December 2010 Update

The day before Christmas Eve this week as we prepared for our family to arrive for the holiday, another group was at our house in Haiti.  Grassroots United, who sent the Global DIRT team we were with in the mountains to assess the cholera situation, sent a team of six people to our house to prepare to leave on Christmas Eve day for a three day trip into the mountains to take medicine, water filters, and other supplies but mostly to try to educate the people on how to prevent cholera.

This was the expedition that was supposed to happen the second week of December just after we left Haiti but, because of the election results and subsequent rioting, had to be put off till now.  When we left, the cholera clinic next door was reporting a slow down in the number of patients coming for help but the next week it rained, spreading the cholera in the water, and they have been over run with patients ever since.  Bill will be returning to Haiti next week to help.

I also in this message wanted to correct a story I had told earlier.  As you know, we have been very impressed with Yvrose, the lady who has the school of 150 children about half a mile from our home in Haiti and who has taken in or “adopted” 14 children.  Actually, she has taken in two more since we left so the number is up to 16 now!  She and her husband have a couple of young ladies helping her with the children.
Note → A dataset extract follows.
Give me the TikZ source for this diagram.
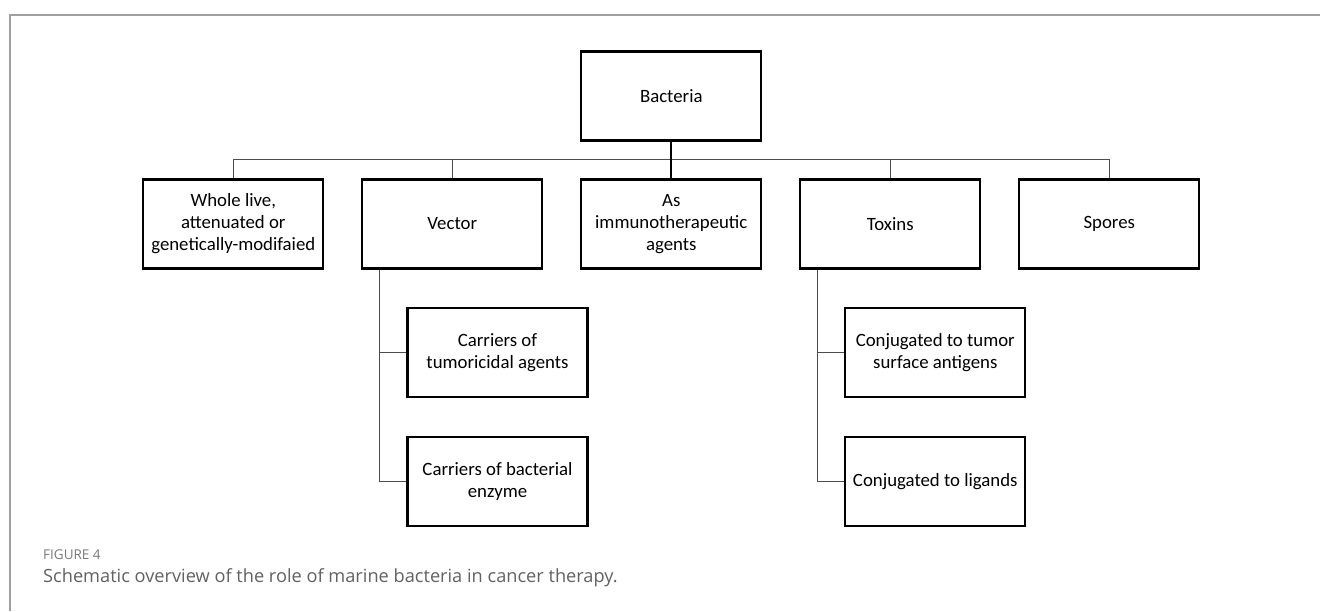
\documentclass[tikz,border=0pt]{standalone}
\usepackage{fontspec}
\setmainfont{Carlito}
\newfontfamily\capfont{Open Sans}
\usepackage{tikz}
\usetikzlibrary{positioning}
\definecolor{framegray}{HTML}{A0A0A0}
\definecolor{capgray}{HTML}{616161}
\tikzset{
        x=1pt, y=-1pt, % pixel-like units, y grows downwards
        box/.style={draw, line width=2.2pt, minimum width=180, minimum height=89,
                    inner sep=0pt, align=center, font=\fontsize{18.8}{22}\selectfont}, % every box of the tree
        conn/.style={line width=1.1pt, black!70}, % thin connectors
        trunk/.style={line width=2pt, black}, % the central stem
}

\begin{document}
\begin{tikzpicture}
\useasboundingbox (0,0) rectangle (1320,611);
% frame of the figure
\draw[framegray, line width=1.5pt] (10,611) -- (10,15) -- (1320,15);

% top of the tree
\node[box] (bact) at (671.3,96) {Bacteria};

% first level
\node[box] (whole) at (233.3,224) {Whole live,\\attenuated or\\genetically-modifaied};
\node[box] (vector) at (452.3,224) {Vector};
\node[box] (immu) at (671.3,224) {As\\immunotherapeutic\\agents};
\node[box] (toxins) at (890.3,224) {Toxins};
\node[box] (spores) at (1109.3,224) {Spores};

% second level
\node[box] (vcar1) at (497.5,352.3) {Carriers of\\tumoricidal agents};
\node[box] (vcar2) at (497.5,481.2) {Carriers of bacterial\\enzyme};
\node[box] (tconj1) at (935.3,352.3) {Conjugated to tumor\\surface antigens};
\node[box] (tconj2) at (935.3,481.2) {Conjugated to ligands};

% connectors
\draw[conn] (whole.north) -- ++(0,-19) -| (spores.north);
\draw[conn] (vector.north) -- ++(0,-19);
\draw[conn] (toxins.north) -- ++(0,-19);
\draw[trunk] (bact.south) -- (immu.north);

\draw[conn] ([xshift=18pt]vector.south west) |- (vcar1.west);
\draw[conn] ([xshift=18pt]vector.south west) |- (vcar2.west);
\draw[conn] ([xshift=18pt]toxins.south west) |- (tconj1.west);
\draw[conn] ([xshift=18pt]toxins.south west) |- (tconj2.west);

% caption
\node[anchor=base west, inner sep=0pt, capgray!85, font=\capfont\fontsize{13.5}{15}\selectfont] (fig) at (43,559) {FIGURE 4};
\node[anchor=base west, inner sep=0pt, capgray, font=\capfont\fontsize{18.2}{22}\selectfont] (cap) at (43,582) {Schematic overview of the role of marine bacteria in cancer therapy.};

\end{tikzpicture}
\end{document}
Yvrose in front of her two rented rooms

I reported that she ran the school and she and her husband lived in a house they had built.  Somehow that was the impression I had gotten.  Actually, they do own the land the three large tents they use for the school are on.  However, the house they are living in is leased next to their land.  They leased the house for a year, or so they thought.  After giving the landlord the money, he came back and told them they were only leasing one ROOM in the house for a year, an impossible situation with 14 children!  So they negotiated and instead took two rooms for six months!  No electricity or running water.  They have to haul it in.

Yvrose loves the Lord and it is a great blessing to us to be able to talk with her.  She traveled to the mountains with us and was invaluable in translating for us.  Bill went up one evening to visit with them and found the children singing, “Jehovah, Jirah, my Provider”.  That song really means something when often they do not know where their next meal is coming from!  She gets some help from friends in the states and looks to the Lord to meet their needs.   I’m blessed and amazed at the life of faith they are living.

Please pray for the people of Haiti, for Yvrose and her family, for the people spending Christmas in the mountains of Haiti trying to save lives, and for all of God’s people around the world seeking to serve Him in dire situations.  May we not take our blessings for granted and may you and your family have a blessed and joyous Christmas as we remember the birth of our Savior.